Search

GOOD MATHEMATICIANS TURN OUT TO BE LEADERS

In a past blog, I made a remark on the qualities I observed in high school students who are proficient in maths. Hidden qualities in maths high school students. In this blog, after a chat with a friend online about the benefits of mathematics to Nigerian society: “Maths is only for the pleasure of solving abstract problems,” he argued, I was tempted to write that aside from solving problems, mathematicians who delve into other fields of human endeavor, turn out to be leaders in those fields.

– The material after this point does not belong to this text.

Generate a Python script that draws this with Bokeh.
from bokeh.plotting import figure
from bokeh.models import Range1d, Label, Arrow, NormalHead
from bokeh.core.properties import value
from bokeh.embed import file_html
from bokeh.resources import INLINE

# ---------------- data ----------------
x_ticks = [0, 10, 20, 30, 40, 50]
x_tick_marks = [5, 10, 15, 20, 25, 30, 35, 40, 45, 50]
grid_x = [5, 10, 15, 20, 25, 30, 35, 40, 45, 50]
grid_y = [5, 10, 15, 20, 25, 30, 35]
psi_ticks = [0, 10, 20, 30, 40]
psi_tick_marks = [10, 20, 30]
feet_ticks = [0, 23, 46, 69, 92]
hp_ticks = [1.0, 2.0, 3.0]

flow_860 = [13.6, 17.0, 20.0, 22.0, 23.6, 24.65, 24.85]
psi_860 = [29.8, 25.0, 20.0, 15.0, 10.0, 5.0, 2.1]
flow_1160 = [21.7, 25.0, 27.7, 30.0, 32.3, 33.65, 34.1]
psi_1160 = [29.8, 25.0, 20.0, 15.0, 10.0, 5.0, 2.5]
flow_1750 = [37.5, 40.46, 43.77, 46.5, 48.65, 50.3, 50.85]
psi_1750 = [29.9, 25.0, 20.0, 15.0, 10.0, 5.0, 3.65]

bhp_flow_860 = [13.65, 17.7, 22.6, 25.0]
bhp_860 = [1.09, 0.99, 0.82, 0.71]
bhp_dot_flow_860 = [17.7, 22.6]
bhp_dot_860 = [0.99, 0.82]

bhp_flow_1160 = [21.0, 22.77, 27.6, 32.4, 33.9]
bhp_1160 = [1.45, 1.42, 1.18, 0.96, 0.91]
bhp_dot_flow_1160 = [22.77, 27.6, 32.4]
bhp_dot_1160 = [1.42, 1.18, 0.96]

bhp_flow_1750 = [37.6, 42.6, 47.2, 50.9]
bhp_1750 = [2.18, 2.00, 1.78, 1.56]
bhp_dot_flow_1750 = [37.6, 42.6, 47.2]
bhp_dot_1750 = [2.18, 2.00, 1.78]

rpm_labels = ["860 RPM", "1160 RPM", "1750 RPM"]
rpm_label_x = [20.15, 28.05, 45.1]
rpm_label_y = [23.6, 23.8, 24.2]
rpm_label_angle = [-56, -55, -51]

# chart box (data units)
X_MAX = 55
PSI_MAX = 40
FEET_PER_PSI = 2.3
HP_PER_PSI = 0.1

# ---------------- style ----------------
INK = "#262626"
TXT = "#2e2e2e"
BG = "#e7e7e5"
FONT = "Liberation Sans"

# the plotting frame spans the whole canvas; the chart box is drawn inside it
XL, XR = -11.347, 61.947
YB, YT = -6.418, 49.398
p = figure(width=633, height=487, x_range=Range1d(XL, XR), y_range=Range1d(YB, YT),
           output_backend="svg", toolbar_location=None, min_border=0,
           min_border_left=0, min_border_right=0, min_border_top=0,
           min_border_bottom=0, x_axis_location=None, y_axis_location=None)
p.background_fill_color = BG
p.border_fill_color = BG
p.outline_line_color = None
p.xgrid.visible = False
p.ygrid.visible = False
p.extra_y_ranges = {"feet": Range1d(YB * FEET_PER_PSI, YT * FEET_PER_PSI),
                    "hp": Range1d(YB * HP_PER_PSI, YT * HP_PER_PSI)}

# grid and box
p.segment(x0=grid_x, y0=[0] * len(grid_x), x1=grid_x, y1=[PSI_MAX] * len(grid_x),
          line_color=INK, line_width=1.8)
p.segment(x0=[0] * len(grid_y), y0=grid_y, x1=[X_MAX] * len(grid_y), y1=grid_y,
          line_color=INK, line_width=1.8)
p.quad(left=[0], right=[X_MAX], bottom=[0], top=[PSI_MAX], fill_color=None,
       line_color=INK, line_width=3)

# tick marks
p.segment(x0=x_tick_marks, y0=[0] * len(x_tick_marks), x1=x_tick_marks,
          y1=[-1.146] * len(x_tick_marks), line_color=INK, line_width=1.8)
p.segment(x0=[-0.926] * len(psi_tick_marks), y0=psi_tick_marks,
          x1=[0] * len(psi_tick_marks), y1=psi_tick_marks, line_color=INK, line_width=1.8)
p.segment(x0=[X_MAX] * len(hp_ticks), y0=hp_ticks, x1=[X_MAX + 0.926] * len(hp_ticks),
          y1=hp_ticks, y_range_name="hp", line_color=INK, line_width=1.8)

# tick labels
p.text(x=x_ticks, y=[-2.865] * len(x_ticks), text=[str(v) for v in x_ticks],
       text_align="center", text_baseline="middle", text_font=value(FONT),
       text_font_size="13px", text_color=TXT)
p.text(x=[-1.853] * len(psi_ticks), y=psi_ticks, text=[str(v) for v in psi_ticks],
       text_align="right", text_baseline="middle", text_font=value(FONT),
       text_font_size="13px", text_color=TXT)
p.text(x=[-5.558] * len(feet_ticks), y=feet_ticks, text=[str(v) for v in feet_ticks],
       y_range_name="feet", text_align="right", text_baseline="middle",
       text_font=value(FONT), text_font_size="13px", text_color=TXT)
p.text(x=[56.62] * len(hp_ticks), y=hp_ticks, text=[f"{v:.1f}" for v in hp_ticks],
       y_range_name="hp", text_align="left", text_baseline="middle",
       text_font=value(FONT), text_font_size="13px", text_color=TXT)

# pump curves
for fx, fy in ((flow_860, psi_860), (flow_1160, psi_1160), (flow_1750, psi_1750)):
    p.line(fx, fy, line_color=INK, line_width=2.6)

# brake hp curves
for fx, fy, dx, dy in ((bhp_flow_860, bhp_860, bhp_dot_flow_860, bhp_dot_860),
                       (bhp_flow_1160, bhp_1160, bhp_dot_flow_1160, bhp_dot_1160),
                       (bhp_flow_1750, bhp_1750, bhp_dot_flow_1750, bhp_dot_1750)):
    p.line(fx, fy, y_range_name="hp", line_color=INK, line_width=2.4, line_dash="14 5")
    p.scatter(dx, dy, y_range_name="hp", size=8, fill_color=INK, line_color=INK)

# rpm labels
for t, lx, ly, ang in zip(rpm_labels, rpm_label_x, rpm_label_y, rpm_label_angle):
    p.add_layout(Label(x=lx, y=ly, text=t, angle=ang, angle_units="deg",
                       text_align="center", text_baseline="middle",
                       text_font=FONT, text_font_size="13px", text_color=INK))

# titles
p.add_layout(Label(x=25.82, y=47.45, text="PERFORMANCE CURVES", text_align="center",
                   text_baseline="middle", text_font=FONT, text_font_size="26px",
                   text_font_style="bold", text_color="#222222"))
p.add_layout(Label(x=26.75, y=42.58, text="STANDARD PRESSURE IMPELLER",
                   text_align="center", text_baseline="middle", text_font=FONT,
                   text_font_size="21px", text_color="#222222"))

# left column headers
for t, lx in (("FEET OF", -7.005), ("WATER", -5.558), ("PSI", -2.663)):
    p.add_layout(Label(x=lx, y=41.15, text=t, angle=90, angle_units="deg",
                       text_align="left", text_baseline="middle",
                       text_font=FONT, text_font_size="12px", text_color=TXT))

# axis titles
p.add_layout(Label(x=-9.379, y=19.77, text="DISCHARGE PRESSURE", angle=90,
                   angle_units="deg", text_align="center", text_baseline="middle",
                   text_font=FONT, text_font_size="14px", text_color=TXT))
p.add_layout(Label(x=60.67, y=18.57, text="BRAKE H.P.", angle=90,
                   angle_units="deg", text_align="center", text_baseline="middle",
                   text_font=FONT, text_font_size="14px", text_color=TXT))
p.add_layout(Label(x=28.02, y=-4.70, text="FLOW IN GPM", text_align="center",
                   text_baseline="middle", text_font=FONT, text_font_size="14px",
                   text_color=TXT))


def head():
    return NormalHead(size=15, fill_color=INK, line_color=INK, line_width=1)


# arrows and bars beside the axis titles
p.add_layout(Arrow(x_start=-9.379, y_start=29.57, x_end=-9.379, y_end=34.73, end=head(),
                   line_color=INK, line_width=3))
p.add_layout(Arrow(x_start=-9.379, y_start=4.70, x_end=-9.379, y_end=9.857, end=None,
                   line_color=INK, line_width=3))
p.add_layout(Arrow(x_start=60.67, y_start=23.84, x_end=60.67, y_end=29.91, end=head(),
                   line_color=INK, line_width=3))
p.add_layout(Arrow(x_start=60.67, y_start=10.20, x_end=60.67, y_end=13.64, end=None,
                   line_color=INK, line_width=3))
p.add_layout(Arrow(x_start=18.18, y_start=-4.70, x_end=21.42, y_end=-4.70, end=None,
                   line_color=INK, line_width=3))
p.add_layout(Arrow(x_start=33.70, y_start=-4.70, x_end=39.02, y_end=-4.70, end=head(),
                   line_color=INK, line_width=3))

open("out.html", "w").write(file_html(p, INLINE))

I do not know why it is so, that great men like Albert Einstein, Isaac Newton, Charles Darwin, Galileo and other notable men in the field of inventions learnt maths first before mastering their chosen fields of physics, biology and etcetera, but I have noticed that it is so.
I sometimes think that it is because maths is as old as the world itself. The Babylonians were good in maths, and I read somewhere, in a textbook while in the university, (about ten years ago), that mathematics started, modern mathematics, from Babylon. Maths, especially algebra, was a prerequisite in ancient Greece as well as Rome.
If you take a stroll along Otigba Street, Ikeja, in the hot afternoon, you will see one of the high achievements of maths and mathematical innovation on display: the computer and mobile phones. The computer industry, that started from the abacus machine, is the reason behind why men go to space today and why we can surf the Internet. It is also the reason why we can communicate today, your reading my blog on a screen, without reading it on paper and your ability to do business in any country or clime irrespective of the currency.
And talking about money, every measurement involves maths, be it in the field of social science, pure sciences or arts, you must have a knowledge of maths to do any measurement at all. I wish someone would tell me what system the Igbo were using before the decimal system came but I believe that the limitations of tallying that they must have relied upon would not involve their counting nothing much more than hundred or a so tubers of yam. Today, they can count thousands of goods on containers coming from asia; no pun intended, I am igbo myself.
So why is maths education looked down upon in this country? I really can’t answer that question. If no one thinks it’s a social problem, I think it is. We’ll never get to develop scientifically if we do not emphasis maths education in this country. By the way, University of Nigeria, Nsukka, of which I am a graduate, is a good example of the denigration of maths and mathematics education. People used to feel sorry for people in the maths and statistics department that they do not have much options in the job market. I do not think so now; but I wonder why that feeling was well imbibed in youths at that time? I wish we could invest more in maths and maths literacy, just the like that the makers of cowbell milk in Nigeria, Promasidor Nigeria Limited, are doing, sponsoring maths competition and employing them in the banking industry. Unfortunately, I couldn't find the company website on the web. It would be a helluva surprise the day I’d see a job advert that states maths is required for employment in the banking industry.